--- start of Stored data ---

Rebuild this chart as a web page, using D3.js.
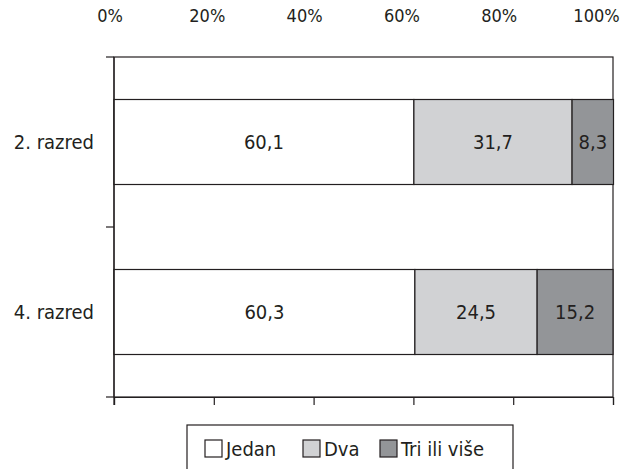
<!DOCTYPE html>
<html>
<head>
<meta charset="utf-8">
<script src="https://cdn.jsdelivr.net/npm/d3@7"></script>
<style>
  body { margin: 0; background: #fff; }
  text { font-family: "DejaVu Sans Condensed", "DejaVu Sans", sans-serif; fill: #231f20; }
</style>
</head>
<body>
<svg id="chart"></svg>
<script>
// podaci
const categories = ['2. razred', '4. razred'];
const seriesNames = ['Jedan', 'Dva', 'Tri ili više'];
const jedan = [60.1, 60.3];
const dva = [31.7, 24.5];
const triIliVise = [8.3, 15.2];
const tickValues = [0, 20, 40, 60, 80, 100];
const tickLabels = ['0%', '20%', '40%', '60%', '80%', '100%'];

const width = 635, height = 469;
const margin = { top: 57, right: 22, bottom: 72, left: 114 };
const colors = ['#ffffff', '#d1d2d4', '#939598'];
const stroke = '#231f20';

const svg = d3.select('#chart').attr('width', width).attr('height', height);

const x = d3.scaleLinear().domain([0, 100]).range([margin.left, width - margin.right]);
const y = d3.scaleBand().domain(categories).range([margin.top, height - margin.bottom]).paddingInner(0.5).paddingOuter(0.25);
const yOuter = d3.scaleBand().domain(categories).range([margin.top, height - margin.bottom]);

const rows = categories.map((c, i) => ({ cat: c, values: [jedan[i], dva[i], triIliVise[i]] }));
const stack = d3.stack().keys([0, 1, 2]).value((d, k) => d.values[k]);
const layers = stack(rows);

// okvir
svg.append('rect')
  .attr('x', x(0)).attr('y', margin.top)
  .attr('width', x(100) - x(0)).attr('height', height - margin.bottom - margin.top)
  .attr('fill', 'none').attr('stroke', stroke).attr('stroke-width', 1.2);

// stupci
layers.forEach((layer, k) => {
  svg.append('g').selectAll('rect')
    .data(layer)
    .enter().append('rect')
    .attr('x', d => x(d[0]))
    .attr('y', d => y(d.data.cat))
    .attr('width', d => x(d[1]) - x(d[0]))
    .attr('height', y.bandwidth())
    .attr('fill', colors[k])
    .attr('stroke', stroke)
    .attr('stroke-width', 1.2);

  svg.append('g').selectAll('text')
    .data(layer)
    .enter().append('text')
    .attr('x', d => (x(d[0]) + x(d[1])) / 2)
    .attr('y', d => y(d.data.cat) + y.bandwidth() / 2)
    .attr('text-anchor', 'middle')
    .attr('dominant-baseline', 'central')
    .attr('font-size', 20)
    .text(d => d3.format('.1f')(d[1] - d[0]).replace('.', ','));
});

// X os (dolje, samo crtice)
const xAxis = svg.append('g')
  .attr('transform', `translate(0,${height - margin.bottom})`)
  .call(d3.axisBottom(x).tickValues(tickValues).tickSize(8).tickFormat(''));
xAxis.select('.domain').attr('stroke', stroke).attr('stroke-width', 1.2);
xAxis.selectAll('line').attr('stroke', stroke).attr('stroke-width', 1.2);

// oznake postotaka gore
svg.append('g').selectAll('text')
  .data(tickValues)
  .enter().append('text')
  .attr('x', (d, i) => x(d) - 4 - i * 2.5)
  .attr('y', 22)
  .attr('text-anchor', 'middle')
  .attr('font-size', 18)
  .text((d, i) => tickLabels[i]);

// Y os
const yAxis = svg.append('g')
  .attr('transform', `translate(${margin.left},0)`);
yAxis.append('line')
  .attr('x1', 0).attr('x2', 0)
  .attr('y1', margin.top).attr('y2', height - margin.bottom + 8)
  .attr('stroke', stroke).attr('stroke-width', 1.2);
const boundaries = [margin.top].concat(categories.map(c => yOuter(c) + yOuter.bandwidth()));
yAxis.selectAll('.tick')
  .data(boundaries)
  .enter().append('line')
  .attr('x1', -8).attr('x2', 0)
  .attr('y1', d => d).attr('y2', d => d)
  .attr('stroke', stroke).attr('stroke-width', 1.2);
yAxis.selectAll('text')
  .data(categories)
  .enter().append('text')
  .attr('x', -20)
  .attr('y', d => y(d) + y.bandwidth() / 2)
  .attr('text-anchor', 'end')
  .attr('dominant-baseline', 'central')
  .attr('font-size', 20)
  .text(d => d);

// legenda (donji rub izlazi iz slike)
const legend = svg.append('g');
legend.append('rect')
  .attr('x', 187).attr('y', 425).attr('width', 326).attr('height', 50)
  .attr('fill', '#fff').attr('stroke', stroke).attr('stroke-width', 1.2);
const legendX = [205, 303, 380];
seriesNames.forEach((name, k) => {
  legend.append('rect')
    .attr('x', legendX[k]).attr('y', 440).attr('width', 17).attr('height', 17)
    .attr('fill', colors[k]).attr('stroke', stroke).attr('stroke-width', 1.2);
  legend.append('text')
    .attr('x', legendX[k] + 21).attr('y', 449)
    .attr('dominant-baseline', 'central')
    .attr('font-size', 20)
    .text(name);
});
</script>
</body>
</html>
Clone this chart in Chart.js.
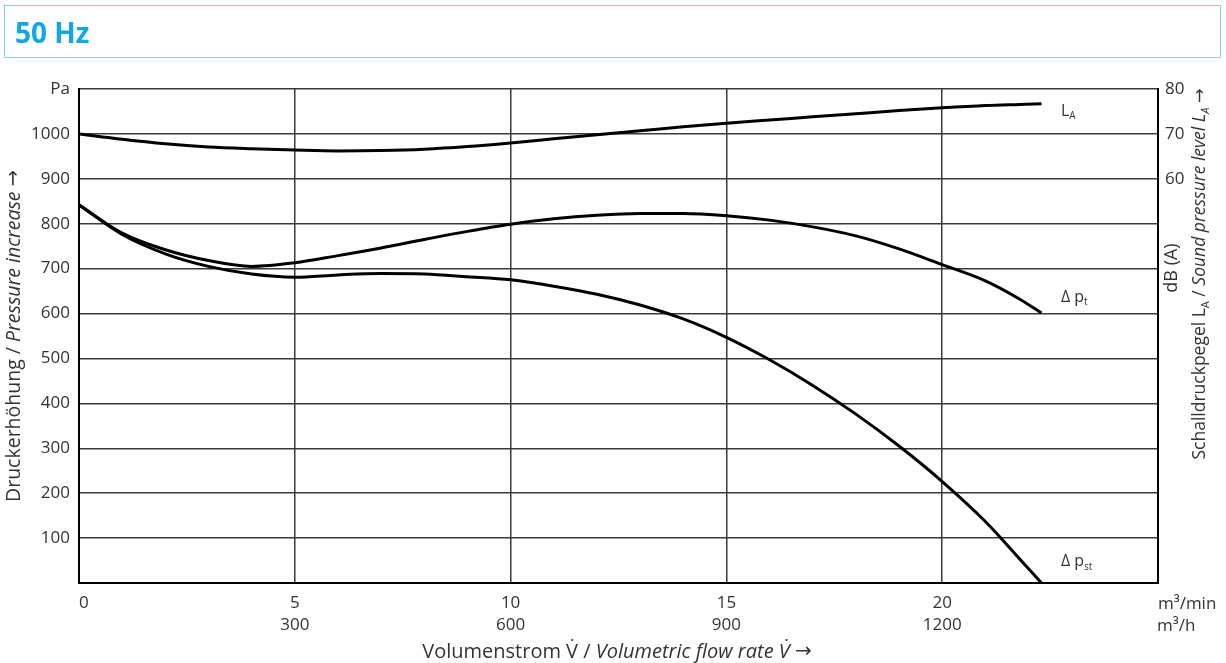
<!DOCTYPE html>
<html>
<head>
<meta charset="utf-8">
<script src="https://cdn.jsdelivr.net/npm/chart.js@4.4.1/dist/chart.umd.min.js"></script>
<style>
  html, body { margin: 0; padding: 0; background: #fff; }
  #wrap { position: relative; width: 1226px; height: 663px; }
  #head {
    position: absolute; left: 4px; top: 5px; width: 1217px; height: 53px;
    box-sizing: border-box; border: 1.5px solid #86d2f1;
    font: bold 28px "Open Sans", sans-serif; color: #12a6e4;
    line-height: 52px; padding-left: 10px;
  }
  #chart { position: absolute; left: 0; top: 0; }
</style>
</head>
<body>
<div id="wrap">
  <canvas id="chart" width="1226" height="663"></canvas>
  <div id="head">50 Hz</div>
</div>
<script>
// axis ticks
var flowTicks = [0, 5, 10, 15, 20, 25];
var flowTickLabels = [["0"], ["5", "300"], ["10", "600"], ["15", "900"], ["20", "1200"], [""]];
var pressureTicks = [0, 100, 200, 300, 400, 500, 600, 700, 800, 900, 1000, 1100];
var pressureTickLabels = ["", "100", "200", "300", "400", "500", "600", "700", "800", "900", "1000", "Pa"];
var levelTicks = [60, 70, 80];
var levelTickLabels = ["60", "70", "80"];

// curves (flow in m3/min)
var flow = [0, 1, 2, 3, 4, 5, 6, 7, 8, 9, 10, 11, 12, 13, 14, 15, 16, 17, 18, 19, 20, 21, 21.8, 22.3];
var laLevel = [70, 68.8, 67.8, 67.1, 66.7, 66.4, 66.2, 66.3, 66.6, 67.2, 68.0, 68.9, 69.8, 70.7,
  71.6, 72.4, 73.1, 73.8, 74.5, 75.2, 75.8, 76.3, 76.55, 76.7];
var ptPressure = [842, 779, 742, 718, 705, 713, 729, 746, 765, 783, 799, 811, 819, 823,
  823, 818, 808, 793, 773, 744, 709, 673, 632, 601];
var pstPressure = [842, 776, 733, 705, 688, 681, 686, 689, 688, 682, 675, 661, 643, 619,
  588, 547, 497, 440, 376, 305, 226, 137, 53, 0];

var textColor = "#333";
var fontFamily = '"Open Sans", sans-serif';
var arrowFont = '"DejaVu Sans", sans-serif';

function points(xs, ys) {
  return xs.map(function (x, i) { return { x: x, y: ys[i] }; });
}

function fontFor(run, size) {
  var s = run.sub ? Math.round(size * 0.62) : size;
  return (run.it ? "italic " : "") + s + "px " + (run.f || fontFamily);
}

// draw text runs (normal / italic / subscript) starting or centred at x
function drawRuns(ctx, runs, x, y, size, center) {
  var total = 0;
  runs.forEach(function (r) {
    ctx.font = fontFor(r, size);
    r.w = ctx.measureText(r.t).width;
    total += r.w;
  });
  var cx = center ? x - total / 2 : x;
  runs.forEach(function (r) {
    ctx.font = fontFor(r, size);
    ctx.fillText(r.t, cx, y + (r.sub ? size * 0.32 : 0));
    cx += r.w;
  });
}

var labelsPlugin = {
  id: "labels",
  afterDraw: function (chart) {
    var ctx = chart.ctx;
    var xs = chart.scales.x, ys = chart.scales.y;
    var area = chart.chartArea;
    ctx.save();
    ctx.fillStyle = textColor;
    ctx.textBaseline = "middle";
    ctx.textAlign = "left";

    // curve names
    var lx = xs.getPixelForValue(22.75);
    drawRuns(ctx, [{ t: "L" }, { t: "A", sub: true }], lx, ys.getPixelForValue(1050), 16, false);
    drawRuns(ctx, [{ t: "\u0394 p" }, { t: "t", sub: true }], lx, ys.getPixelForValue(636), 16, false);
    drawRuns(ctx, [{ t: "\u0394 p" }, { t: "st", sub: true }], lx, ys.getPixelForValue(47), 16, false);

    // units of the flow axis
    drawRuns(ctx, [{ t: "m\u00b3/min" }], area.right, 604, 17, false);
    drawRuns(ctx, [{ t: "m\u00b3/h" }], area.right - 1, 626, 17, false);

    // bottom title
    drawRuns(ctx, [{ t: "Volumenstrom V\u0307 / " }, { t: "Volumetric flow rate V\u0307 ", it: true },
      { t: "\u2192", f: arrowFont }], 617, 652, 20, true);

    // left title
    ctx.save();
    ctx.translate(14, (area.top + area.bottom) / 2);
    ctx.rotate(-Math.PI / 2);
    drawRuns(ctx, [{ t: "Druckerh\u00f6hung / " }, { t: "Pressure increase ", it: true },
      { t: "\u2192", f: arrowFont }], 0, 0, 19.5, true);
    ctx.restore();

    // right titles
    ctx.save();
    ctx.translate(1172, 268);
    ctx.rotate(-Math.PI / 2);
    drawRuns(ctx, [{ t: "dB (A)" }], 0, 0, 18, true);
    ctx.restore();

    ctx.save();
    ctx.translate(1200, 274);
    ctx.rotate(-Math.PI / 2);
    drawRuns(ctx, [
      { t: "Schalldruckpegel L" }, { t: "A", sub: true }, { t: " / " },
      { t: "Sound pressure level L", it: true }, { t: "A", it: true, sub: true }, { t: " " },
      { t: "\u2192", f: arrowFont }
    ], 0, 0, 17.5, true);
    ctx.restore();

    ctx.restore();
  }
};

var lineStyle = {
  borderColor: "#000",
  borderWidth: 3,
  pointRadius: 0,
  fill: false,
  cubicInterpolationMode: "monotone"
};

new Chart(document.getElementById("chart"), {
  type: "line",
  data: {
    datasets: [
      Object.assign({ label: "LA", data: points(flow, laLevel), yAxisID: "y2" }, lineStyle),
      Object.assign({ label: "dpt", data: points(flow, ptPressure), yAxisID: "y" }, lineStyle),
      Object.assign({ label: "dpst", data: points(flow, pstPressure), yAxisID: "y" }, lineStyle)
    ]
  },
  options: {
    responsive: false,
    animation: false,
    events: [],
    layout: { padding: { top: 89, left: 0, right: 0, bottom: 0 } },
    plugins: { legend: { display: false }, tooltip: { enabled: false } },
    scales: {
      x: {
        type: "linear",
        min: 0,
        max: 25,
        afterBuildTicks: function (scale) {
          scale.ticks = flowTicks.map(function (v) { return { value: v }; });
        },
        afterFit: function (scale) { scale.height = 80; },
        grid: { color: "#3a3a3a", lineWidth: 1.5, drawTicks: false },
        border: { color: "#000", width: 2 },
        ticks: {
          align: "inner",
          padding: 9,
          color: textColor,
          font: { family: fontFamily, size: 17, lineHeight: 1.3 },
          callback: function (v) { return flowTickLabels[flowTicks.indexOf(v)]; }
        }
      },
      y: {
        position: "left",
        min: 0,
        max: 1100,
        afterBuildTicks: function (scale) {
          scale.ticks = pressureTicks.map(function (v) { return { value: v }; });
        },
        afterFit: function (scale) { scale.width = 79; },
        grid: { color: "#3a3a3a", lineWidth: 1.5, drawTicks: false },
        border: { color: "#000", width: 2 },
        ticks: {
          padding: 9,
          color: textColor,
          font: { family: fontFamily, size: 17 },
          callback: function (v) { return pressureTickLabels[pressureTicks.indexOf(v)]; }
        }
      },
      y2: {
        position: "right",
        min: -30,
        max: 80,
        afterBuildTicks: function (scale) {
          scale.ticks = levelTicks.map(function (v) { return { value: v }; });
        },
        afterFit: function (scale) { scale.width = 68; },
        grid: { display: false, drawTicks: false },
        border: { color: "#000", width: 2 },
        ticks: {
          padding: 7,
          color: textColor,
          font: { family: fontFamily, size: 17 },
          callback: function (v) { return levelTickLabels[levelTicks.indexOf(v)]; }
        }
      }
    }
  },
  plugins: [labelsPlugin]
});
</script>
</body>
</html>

--- end of Stored data ---

## Prompt
From the first line above down to the line with "height - margin.bottom]);", reproduce every line and no others, omitting pictures.

## The reply
Rebuild this chart as a web page, using D3.js.
<!DOCTYPE html>
<html>
<head>
<meta charset="utf-8">
<script src="https://cdn.jsdelivr.net/npm/d3@7"></script>
<style>
  body { margin: 0; background: #fff; }
  text { font-family: "DejaVu Sans Condensed", "DejaVu Sans", sans-serif; fill: #231f20; }
</style>
</head>
<body>
<svg id="chart"></svg>
<script>
// podaci
const categories = ['2. razred', '4. razred'];
const seriesNames = ['Jedan', 'Dva', 'Tri ili više'];
const jedan = [60.1, 60.3];
const dva = [31.7, 24.5];
const triIliVise = [8.3, 15.2];
const tickValues = [0, 20, 40, 60, 80, 100];
const tickLabels = ['0%', '20%', '40%', '60%', '80%', '100%'];

const width = 635, height = 469;
const margin = { top: 57, right: 22, bottom: 72, left: 114 };
const colors = ['#ffffff', '#d1d2d4', '#939598'];
const stroke = '#231f20';

const svg = d3.select('#chart').attr('width', width).attr('height', height);

const x = d3.scaleLinear().domain([0, 100]).range([margin.left, width - margin.right]);
const y = d3.scaleBand().domain(categories).range([margin.top, height - margin.bottom]).paddingInner(0.5).paddingOuter(0.25);
const yOuter = d3.scaleBand().domain(categories).range([margin.top, height - margin.bottom]);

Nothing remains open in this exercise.